Pictures excluded, return the lines below from the first through the line holding "91.3, 88.8, 87.0]".

## Start Excerpted data

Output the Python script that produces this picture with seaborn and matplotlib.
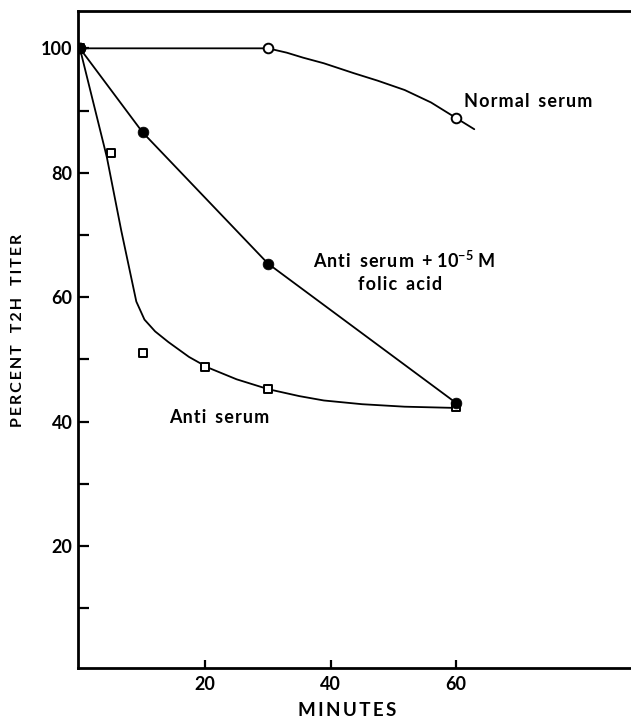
import matplotlib
matplotlib.use("Agg")
import matplotlib.pyplot as plt
import seaborn as sns

# Percent T2H titer remaining after incubation (minutes)
normal_min = [0, 30, 60]
normal_pct = [100, 100, 88.8]

folic_min = [0, 10, 30, 60]
folic_pct = [100, 86.5, 65.4, 43.0]

anti_min = [0, 5, 10, 20, 30, 60]
anti_pct = [100, 83.2, 51.1, 48.7, 45.2, 42.3]

# Hand-drawn fitted curves through the data
normal_fit_min = [0, 30, 33, 35.6, 38.9, 43.7, 47.5, 51.8, 56, 60, 62.9]
normal_fit_pct = [100, 100, 99.3, 98.5, 97.6, 96.0, 94.8, 93.3, 91.3, 88.8, 87.0]

anti_fit_min = [0, 4.3, 6.6, 9.0, 10.3, 12.0, 14.1, 17.4, 20.4, 25, 30.1, 35, 38.9, 45, 51.8, 60]
anti_fit_pct = [100, 82.5, 70.7, 59.3, 56.4, 54.5, 52.8, 50.4, 48.7, 46.8, 45.2, 44.1, 43.4, 42.8, 42.4, 42.2]

y_major = [20, 40, 60, 80, 100]
y_minor = [10, 30, 50, 70, 90]
x_major = [20, 40, 60]

sns.set_theme(style="white")
plt.rcParams["font.family"] = ["Lato", "DejaVu Sans"]
plt.rcParams["text.color"] = "black"
plt.rcParams["xtick.color"] = "black"
plt.rcParams["ytick.color"] = "black"
plt.rcParams["mathtext.fontset"] = "custom"
plt.rcParams["mathtext.rm"] = "Lato:bold"
plt.rcParams["mathtext.bf"] = "Lato:bold"
plt.rcParams["mathtext.it"] = "Lato:bold"
plt.rcParams["mathtext.default"] = "rm"


def spaced(text, gap="\u200a", word_gap="  "):
    """Letter-spaced text: a narrow space between letters, wider gap between words."""
    words = text.split(" ")
    return word_gap.join(gap.join(w) for w in words)


fig = plt.figure(figsize=(6.31, 7.18), dpi=100)
ax = fig.add_axes([78 / 631, 50 / 718, 1 - 78 / 631 + 0.01, 657 / 718])

lw = 1.3
sns.lineplot(x=normal_fit_min, y=normal_fit_pct, sort=False, color="black", lw=lw, ax=ax)
sns.lineplot(x=folic_min, y=folic_pct, sort=False, color="black", lw=lw, ax=ax)
sns.lineplot(x=anti_fit_min, y=anti_fit_pct, sort=False, color="black", lw=lw, ax=ax)

sns.scatterplot(x=anti_min, y=anti_pct, marker="s", s=36, facecolor="white",
                edgecolor="black", linewidth=1.4, ax=ax, zorder=3)
sns.scatterplot(x=normal_min, y=normal_pct, marker="o", s=48, facecolor="white",
                edgecolor="black", linewidth=1.4, ax=ax, zorder=3)
sns.scatterplot(x=folic_min, y=folic_pct, marker="o", s=60, color="black",
                edgecolor="black", linewidth=0.5, ax=ax, zorder=4)

ax.set_xlim(-0.3, 88.9)
ax.set_ylim(0.4, 106)

for side in ["left", "bottom", "top"]:
    ax.spines[side].set_visible(True)
    ax.spines[side].set_color("black")
    ax.spines[side].set_linewidth(2.0)
ax.spines["right"].set_visible(False)

ax.set_xticks(x_major)
ax.set_xticklabels([str(v) for v in x_major])
ax.set_yticks(y_major)
ax.set_yticklabels([str(v) for v in y_major])
ax.set_yticks(y_minor, minor=True)
ax.tick_params(axis="y", which="both", direction="in", length=8, width=1.6,
               left=True, pad=4, labelsize=13)
ax.tick_params(axis="x", which="major", direction="in", length=6, width=1.6,
               bottom=True, pad=6, labelsize=13)
for lab in ax.get_xticklabels() + ax.get_yticklabels():
    lab.set_fontweight("bold")
ax.set_xlabel("")
ax.set_ylabel("")
ax.grid(False)

txt = dict(fontsize=13, fontweight="bold", color="black")
ax.text(61.3, 91.5, spaced("Normal serum"), ha="left", va="center", **txt)
ax.text(37.2, 66.0, spaced("Anti serum +") + " 10$^{-5}$ M", ha="left", va="center", **txt)
ax.text(51.0, 62.1, spaced("folic acid"), ha="center", va="center", **txt)
ax.text(14.3, 40.6, spaced("Anti serum"), ha="left", va="center", **txt)

fig.text(18 / 631, 1 - 330 / 718, spaced("PERCENT T2H TITER", "\u2009", "\u2003"),
         rotation=90, ha="center", va="center", fontsize=11.5, fontweight="bold")
fig.text(347 / 631, 1 - 710 / 718, spaced("MINUTES", "\u2009"),
         ha="center", va="center", fontsize=13.5, fontweight="bold")

fig.savefig("out.png", dpi=100, facecolor="white")
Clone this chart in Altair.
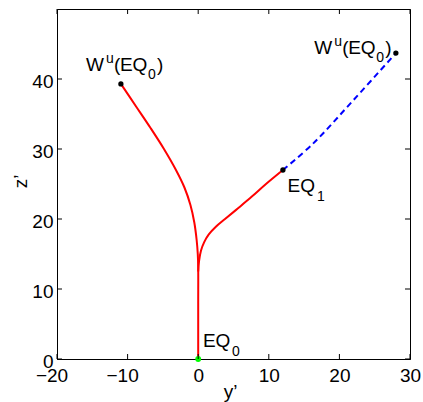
import altair as alt
import pandas as pd

# ---- data ----
left_y = [0, 0, 0, -0.06, -0.22, -0.55, -1.1, -1.95, -3.15, -4.85, -6.75, -8.75, -10.95]
left_z = [0, 8, 13, 15, 17, 19.5, 22, 24.5, 27, 30, 33, 36, 39.3]

right_y = [0, 0.12, 0.4, 0.85, 1.5, 2.5, 3.8, 5.6, 7.6, 9.6, 12.0]
right_z = [12.5, 14, 15.5, 16.7, 17.8, 18.9, 20, 21.5, 23.2, 25, 27.0]

blue_y = [12.0, 16.3, 22.0, 28.0]
blue_z = [27.0, 30.8, 37.0, 43.7]

end_y = [-10.95, 28.0, 12.0]
end_z = [39.3, 43.7, 27.0]

eq0_y = [0.0]
eq0_z = [0.0]

x_ticks = [-20, -10, 0, 10, 20, 30]
z_ticks = [0, 10, 20, 30, 40]

# label pieces: (text, dx, dy, size)
wu_pieces = [("W", 0, 0, 19), ("u", 20, -8, 14), ("(", 28, 0, 19),
             ("EQ", 34, 0, 19), ("0", 62, 8, 14), (")", 71, 0, 19)]

W, H = 353, 350
FONT = "Liberation Sans"

xs = alt.Scale(domain=[-20, 30], nice=False, zero=False)
ys = alt.Scale(domain=[0, 50], nice=False, zero=False)

x_axis = alt.Axis(
    values=x_ticks, ticks=False, grid=False, domainColor="black",
    labelFont=FONT, labelFontSize=19, labelColor="black", labelPadding=7,
    labelFlush=False, labelOverlap=False,
    labelOffset={"condition": {"test": "datum.value < 0", "value": -5.5}, "value": 0},
    title="y’", titleFont=FONT, titleFontSize=19, titleFontWeight="normal",
    titleColor="black", titleX=173, titleY=38, titleBaseline="alphabetic",
    titleAlign="center",
)
y_axis = alt.Axis(
    values=z_ticks, ticks=False, grid=False, domainColor="black",
    labelFont=FONT, labelFontSize=19, labelColor="black", labelPadding=4,
    labelFlush=False, labelOverlap=False, labelOffset=2,
    title="z’", titleFont=FONT, titleFontSize=19, titleFontWeight="normal",
    titleColor="black", titleX=-31, titleY=172, titleBaseline="alphabetic",
    titleAlign="center", titleAngle=270,
)


def X(f="y"):
    return alt.X(f"{f}:Q", scale=xs, axis=x_axis)


def Y(f="z"):
    return alt.Y(f"{f}:Q", scale=ys, axis=y_axis)


def line(yv, zv, color, dash=None):
    df = pd.DataFrame({"y": yv, "z": zv, "i": list(range(len(yv)))})
    kw = dict(color=color, strokeWidth=2, interpolate="catmull-rom")
    if dash:
        kw["strokeDash"] = dash
    return alt.Chart(df).mark_line(**kw).encode(x=X(), y=Y(), order="i:Q")


layers = []
layers.append(line(left_y, left_z, "#ff0000"))
layers.append(line(right_y, right_z, "#ff0000"))
layers.append(line(blue_y, blue_z, "#0000ff", dash=[6, 4]))

ends = pd.DataFrame({"y": end_y, "z": end_z})
layers.append(alt.Chart(ends).mark_circle(size=28, color="black", opacity=1).encode(x=X(), y=Y()))
eq0 = pd.DataFrame({"y": eq0_y, "z": eq0_z})
layers.append(alt.Chart(eq0).mark_circle(size=34, color="#00ff00", opacity=1).encode(x=X(), y=Y()))


def piece(y, z, text, dx, dy, size):
    df = pd.DataFrame({"y": [y], "z": [z], "t": [text]})
    return alt.Chart(df).mark_text(
        align="left", baseline="alphabetic", dx=dx, dy=dy, fontSize=size,
        font=FONT, color="black"
    ).encode(x=X(), y=Y(), text="t:N")


# W^u(EQ_0) labels
for idx, (bdx, bdy) in [(0, (-35, -13)), (1, (-81.7, 1))]:
    for t, dx, dy, s in wu_pieces:
        layers.append(piece(end_y[idx], end_z[idx], t, bdx + dx, bdy + dy, s))

# EQ_1
layers.append(piece(end_y[2], end_z[2], "EQ", 4.6, 22.3, 19))
layers.append(piece(end_y[2], end_z[2], "1", 34, 31, 14))
# EQ_0
layers.append(piece(eq0_y[0], eq0_z[0], "EQ", 4.7, -11.7, 19))
layers.append(piece(eq0_y[0], eq0_z[0], "0", 33.7, -3, 14))

# inward ticks on all four sides
xt = pd.DataFrame({"y": x_ticks})
zt = pd.DataFrame({"z": z_ticks})
TL = 5
layers.append(alt.Chart(xt).mark_rule(color="black", strokeWidth=1).encode(
    x=X(), y=alt.value(H), y2=alt.value(H - TL)))
layers.append(alt.Chart(xt).mark_rule(color="black", strokeWidth=1).encode(
    x=X(), y=alt.value(0), y2=alt.value(TL)))
layers.append(alt.Chart(zt).mark_rule(color="black", strokeWidth=1).encode(
    y=Y(), x=alt.value(0), x2=alt.value(TL)))
layers.append(alt.Chart(zt).mark_rule(color="black", strokeWidth=1).encode(
    y=Y(), x=alt.value(W), x2=alt.value(W - TL)))

chart = alt.layer(*layers).properties(
    width=W, height=H,
    autosize=alt.AutoSizeParams(type="none"),
    padding={"left": 57, "top": 9, "right": 13, "bottom": 43},
    background="white",
).configure_view(stroke="black", strokeWidth=1)

chart.save("out.html", embed_options={"renderer": "svg", "actions": False})
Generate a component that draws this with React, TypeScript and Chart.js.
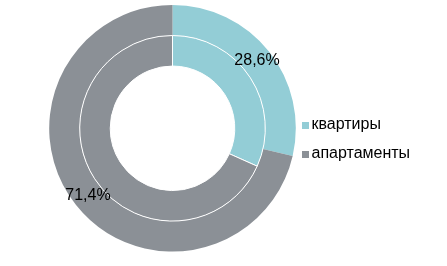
import React, { useEffect, useRef } from "react";
import { Chart, registerables } from "chart.js";

Chart.register(...registerables);

const categories = ["квартиры", "апартаменты"];
const outerValues = [28.6, 71.4];
const innerValues = [31.7, 68.3];
const colors = ["#93CDD6", "#8B9096"];

const FONT = '"Liberation Sans", Arial, sans-serif';

const sliceLabels = {
  id: "sliceLabels",
  afterDatasetsDraw(chart: any) {
    const ctx = chart.ctx;
    const meta = chart.getDatasetMeta(0);
    const data = chart.data.datasets[0].data as number[];
    ctx.save();
    ctx.font = `16px ${FONT}`;
    ctx.fillStyle = "#000000";
    ctx.textAlign = "center";
    ctx.textBaseline = "middle";
    meta.data.forEach((arc: any, i: number) => {
      const p = arc.tooltipPosition(false);
      ctx.fillText(data[i].toFixed(1).replace(".", ",") + "%", p.x, p.y);
    });
    ctx.restore();
  },
};

export default function App() {
  const ref = useRef<HTMLCanvasElement | null>(null);

  useEffect(() => {
    if (!ref.current) return;
    const chart = new Chart(ref.current, {
      type: "doughnut",
      data: {
        labels: categories,
        datasets: [
          {
            data: outerValues,
            backgroundColor: colors,
            borderWidth: 0,
            order: 1,
          },
          {
            data: innerValues,
            backgroundColor: colors,
            borderColor: "#FFFFFF",
            borderWidth: 1,
            order: 0,
          },
        ],
      },
      options: {
        responsive: false,
        animation: false,
        radius: 123.3,
        cutout: "50.5%",
        layout: { padding: { left: 49.2, right: 151.2, top: 5, bottom: 14.4 } },
        plugins: {
          legend: { display: false },
          tooltip: { enabled: false },
        },
      } as any,
      plugins: [sliceLabels],
    });
    return () => chart.destroy();
  }, []);

  const rowTops = [115.8, 145.2];

  return (
    <div style={{ position: "absolute", left: 0, top: 0, width: 447, height: 266, background: "#fff" }}>
      <canvas ref={ref} width={447} height={266} style={{ display: "block", width: 447, height: 266 }} />
      {categories.map((c, i) => (
        <div key={c}>
          <div
            style={{
              position: "absolute",
              left: 302,
              top: rowTops[i] + 6,
              width: 7,
              height: 7,
              background: colors[i],
            }}
          />
          <div
            style={{
              position: "absolute",
              left: 311.5,
              top: rowTops[i],
              fontFamily: FONT,
              fontSize: 16,
              lineHeight: "16px",
              color: "#000",
              whiteSpace: "nowrap",
            }}
          >
            {c}
          </div>
        </div>
      ))}
    </div>
  );
}
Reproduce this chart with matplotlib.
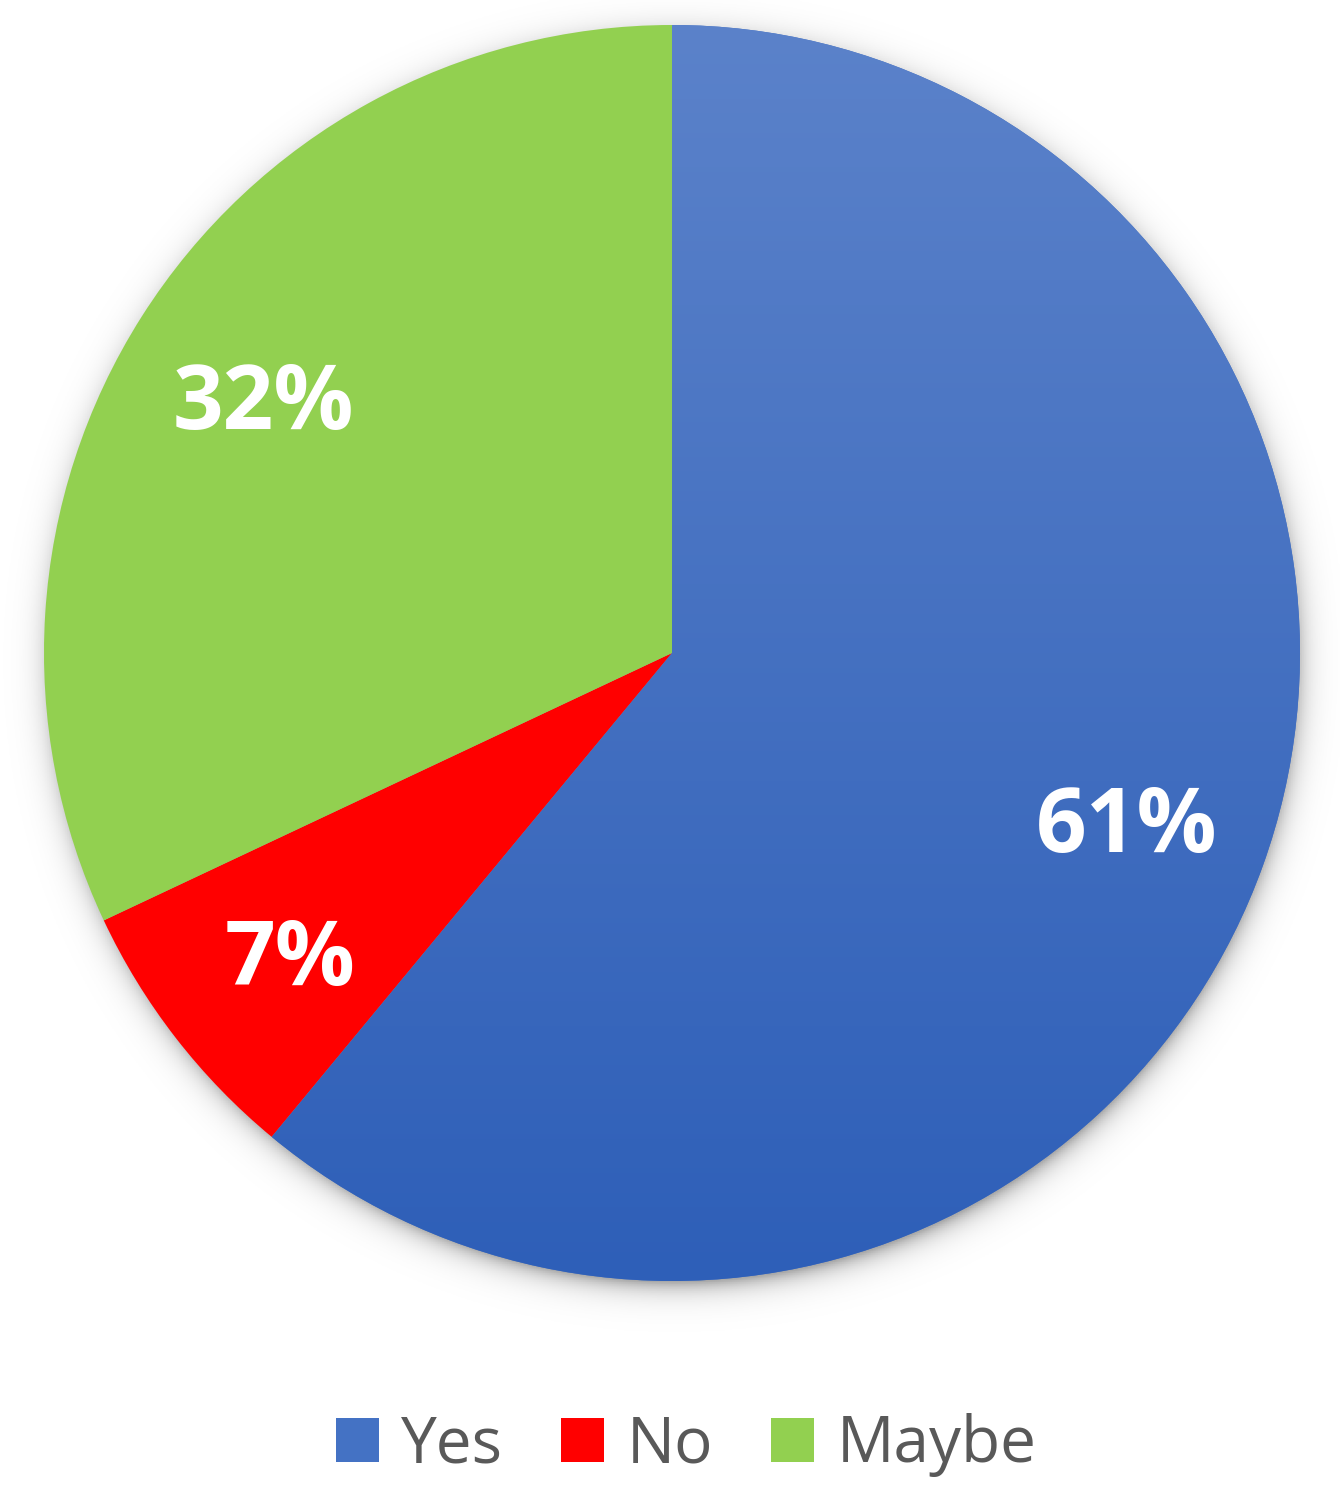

## End Excerpted data

- **Final result**:
Output the Python script that produces this picture with seaborn and matplotlib.
import matplotlib
matplotlib.use("Agg")
import matplotlib.pyplot as plt
import seaborn as sns

# Percent T2H titer remaining after incubation (minutes)
normal_min = [0, 30, 60]
normal_pct = [100, 100, 88.8]

folic_min = [0, 10, 30, 60]
folic_pct = [100, 86.5, 65.4, 43.0]

anti_min = [0, 5, 10, 20, 30, 60]
anti_pct = [100, 83.2, 51.1, 48.7, 45.2, 42.3]

# Hand-drawn fitted curves through the data
normal_fit_min = [0, 30, 33, 35.6, 38.9, 43.7, 47.5, 51.8, 56, 60, 62.9]
normal_fit_pct = [100, 100, 99.3, 98.5, 97.6, 96.0, 94.8, 93.3, 91.3, 88.8, 87.0]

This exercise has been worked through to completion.